The end of an era is near (or is it the end of an error?) as my stint of living with roommates for 15 years is over Oct. 1. From 2004 to 2019, I lived with 25 different people in three different states. From randos at Club Commons to former and future brother-in-laws and a plethora of friends in between, my saga — albeit extended due to Aspen’s lack of affordable housing — has been comical, occasionally contentious and, above all else, long.
Like a sitcom too lazy to come up with a serviceable storyline at the end of its run, I’m going to forgo any kind of substance and just play the hits. Below are some very true stories from my time enduring an excessive number of derelicts (no offense to some and all of the offense to others).
Lifestyle
One’s lifestyle changes dramatically from 18 to 33. Where there were once mountains of Coors Light cans, there is now only a mere hill. Raucous birthday parties are now dinner gatherings.
Fat kid feasts featuring heaps of nachos and heartburn-inciting pizza and raviolis have made way for steak and rice, cheese boards and other more flavorful, less artery-clogging fare.
However, you occasionally get an urge to sit on your balcony and throw empty beer cans in the air for pellet gun practice; to play drinking games until one of you drives through a fence; bathe in applewood smoke before a spritz of barbecue sauce and pork fat; spear tackle a friend into a kiddie pool over a lingering fantasy football feud; take breakfast and bloodies to new heights and blurry downloads; play College Football and scream “It’s going the other way!” until the sun comes up; polish off brown liquor with each errant dart throw; or play beer pong or beer die while in a fog of cigarette and weed smoke.
That said, not too many people long for the days of Pretty Lights rattling their walls; people using your laundry table as a sex swing; that unwelcome guest/guy with the neck tattoo greeting you for morning coffee; holes in the drywall; police raiding a party of 25-year-old delinquents; auto theft; clouds of cigarette and weed smoke; angry neighbors; the smell of stale beer; and mystery liquids that make walking through your kitchen sound like somebody removing patches of Velcro.
Cleanliness
After the party and the after party comes the reckoning. I’ve been witness to all sorts of cleaning shortcuts. Substituting lint rollers for vacuums, waiting for the messy roommate to blink as dishes pile up in the sink and using Febreeze as an all-purpose cleaner are all such examples. However, some messes require resorting to more drastic measures — like incineration.

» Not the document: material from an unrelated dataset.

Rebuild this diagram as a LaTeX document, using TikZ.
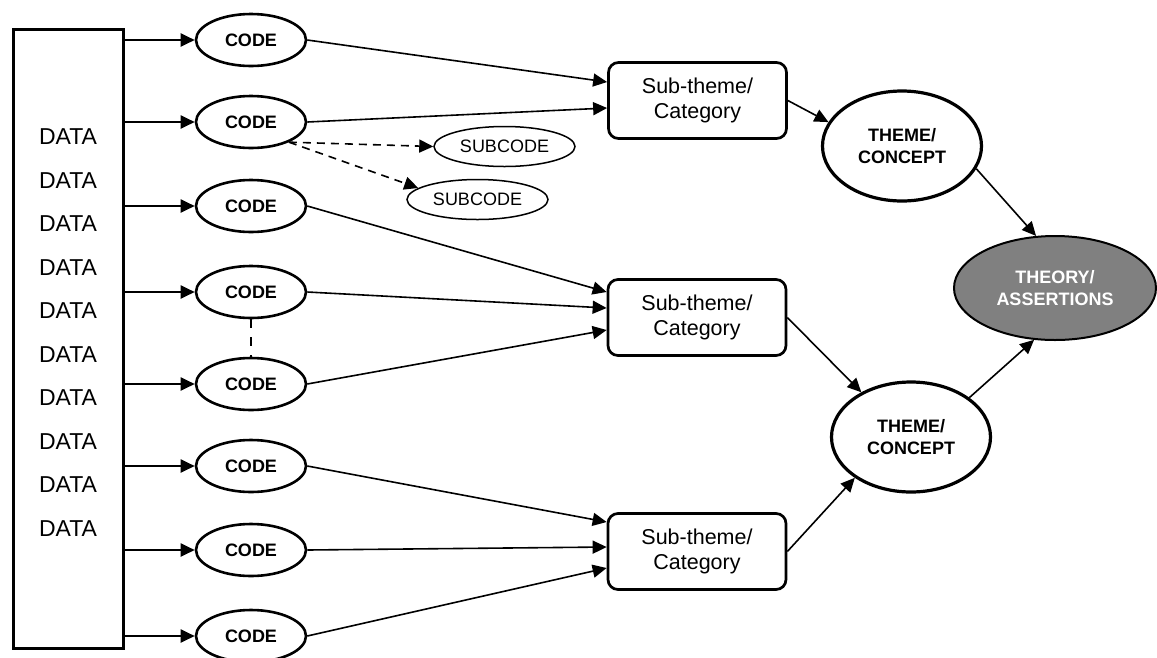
\documentclass[tikz,border=0pt]{standalone}
\usepackage{fontspec}
\setmainfont{Liberation Sans}
\usetikzlibrary{arrows.meta,shapes.geometric,calc}
\begin{document}
\begin{tikzpicture}[x=1pt,y=-1pt,
  tip/.style={-{Triangle[length=14pt,width=13pt]}},
  conn/.style={line width=1.6pt,tip},
  feed/.style={line width=2pt,tip},
  datacol/.style={draw,line width=3pt,minimum width=110pt,minimum height=619pt,inner sep=0pt},
  datatext/.style={font=\fontsize{23}{27}\selectfont,inner sep=0pt},
  codenode/.style={ellipse,draw,line width=2.6pt,minimum width=110pt,minimum height=52pt,
    inner sep=0pt,font=\fontsize{18}{22}\selectfont\bfseries},
  subcode/.style={ellipse,draw,line width=1.5pt,minimum width=141pt,minimum height=40pt,
    inner sep=0pt,font=\fontsize{18}{22}\selectfont},
  catbox/.style={draw,rounded corners=10pt,line width=2.7pt,minimum width=178pt,
    minimum height=76pt,inner sep=0pt,align=center,font=\fontsize{21.5}{25}\selectfont},
  themenode/.style={ellipse,draw,line width=3.2pt,minimum width=159pt,minimum height=110pt,
    inner sep=0pt,align=center,font=\fontsize{18}{22.5}\selectfont\bfseries},
  theorynode/.style={ellipse,draw,fill=black!50,text=white,line width=2pt,minimum width=202pt,
    minimum height=104pt,inner sep=0pt,align=center,font=\fontsize{18}{21.5}\selectfont\bfseries}
]
\useasboundingbox (0,0) rectangle (1157,657);

% data column
\node[datacol] (data) at (68.5,339) {};
\foreach \i in {0,...,9}
  \node[datatext] (d\i) at (68,137+43.5*\i) {DATA};

% codes
\node[codenode] (c1) at (251,40) {CODE};
\node[codenode] (c2) at (251,122) {CODE};
\node[codenode] (c3) at (251,206) {CODE};
\node[codenode] (c4) at (251,292) {CODE};
\node[codenode] (c5) at (251,384) {CODE};
\node[codenode] (c6) at (251,466) {CODE};
\node[codenode] (c7) at (251,550) {CODE};
\node[codenode] (c8) at (251,636) {CODE};

% subcodes
\node[subcode] (s1) at (504.5,146.5) {SUBCODE};
\node[subcode] (s2) at (477.5,199.5) {SUBCODE};

% sub-themes
\node[catbox] (b1) at (697.5,100.5) {Sub-theme/\\Category};
\node[catbox] (b2) at (697,317.5) {Sub-theme/\\Category};
\node[catbox] (b3) at (697,551.5) {Sub-theme/\\Category};

% themes and theory
\node[themenode] (t1) at (902,146) {THEME/\\CONCEPT};
\node[themenode] (t2) at (911,437) {THEME/\\CONCEPT};
\node[theorynode] (th) at (1055,288) {THEORY/\\ASSERTIONS};

% data to codes
\foreach \c in {c1,c2,c3,c4,c5,c6,c7,c8}
  \draw[feed] (data.east |- \c.center) -- (\c.west);

% codes to sub-themes
\draw[conn] (c1.east) -- ([yshift=18.5pt]b1.west);
\draw[conn] (c2.east) -- ([yshift=-7.5pt]b1.west);
\draw[conn] (c3.east) -- ([yshift=25.5pt]b2.west);
\draw[conn] (c4.east) -- ([yshift=9.5pt]b2.west);
\draw[conn] (c5.east) -- ([yshift=-12.5pt]b2.west);
\draw[conn] (c6.east) -- ([yshift=29.5pt]b3.west);
\draw[conn] (c7.east) -- ([yshift=4.5pt]b3.west);
\draw[conn] (c8.east) -- ([yshift=-16.5pt]b3.west);

% code to subcodes
\draw[conn,dash pattern=on 8pt off 6pt] (c2.-28) -- (s1.west);
\draw[conn,dash pattern=on 8pt off 6pt] (c2.-28) -- (s2.169);

% link between related codes
\draw[line width=2.6pt,dash pattern=on 9pt off 9pt] (c4.south) -- (c5.north);

% sub-themes to themes
\draw[conn] (b1.east) -- (t1.162);
\draw[conn] (b2.east) -- (t2.138);
\draw[conn] (b3.east) -- (t2.216);

% themes to theory
\draw[conn] (t1.-17) -- (th.110);
\draw[conn] (t2.34) -- (th.248);
\end{tikzpicture}
\end{document}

Waking up to your roommates discovering a damp couch after an acquaintance with a notoriously loose bladder slunk off in the early morning hours is terrible for obvious piss-related reasons. The biggest of which is buying a couch on a budget usually means swapping a sofa with a known stain for one with a mystery blotch.
What’s worse is investigating a roommate because he’s actively checking furniture like it’s an NHL playoff game only to find him approaching your davenport as if it were a urinal. No matter how loud you scream, your obliterated buddy isn’t stopping that stream until you physically accost him.
Criminal activity
Speaking of physical assaults, I’ll spare you the actual fights over phantom/perceived girlfriends and go straight to the one where trying to play peacemaker was an awful decision. You know that one friend who gets a little aggro when he has been drinking? Imagine him trying to rouse his equally aggressive doppelganger from a state of blacked-out slumber. Then imagine stepping in to break it up before both culprits knock you off balance and use your body as a sled down the stairs.
Not all assaults are of the physical nature, though. There’s also ocular and aural assaults or just an assault on common decency. Working out in your own personal space is fine; I’ve done it. But “training” for a 5K by doing pushups with your feet on the coffee table while listening to Alex Clare’s ode to Microsoft’s Internet Explorer will force even the best roommate to drink your Miller Lites.
Also, while I’m on the subject of passable decorum, please don’t ever snag a pair of your roommate’s boxers because you hate laundry day. We all hate laundry day; keep your grundle in your own garments.
Alas, the days of extended bromances and suspect substances are over. Impromptu parties will now have to be self-motivated and created via texts and not by yelling upstairs.
I would say I’m torn but the empty couch greeting me after a long double will be just as satisfying as the silence-breaking crack of that pre-shower-beer beer. Sure, there are perks to having roommates — lower rent, developing/handling relationships, blunts, column fodder — but after more than a dozen years and more than two dozen roommates, I’m good.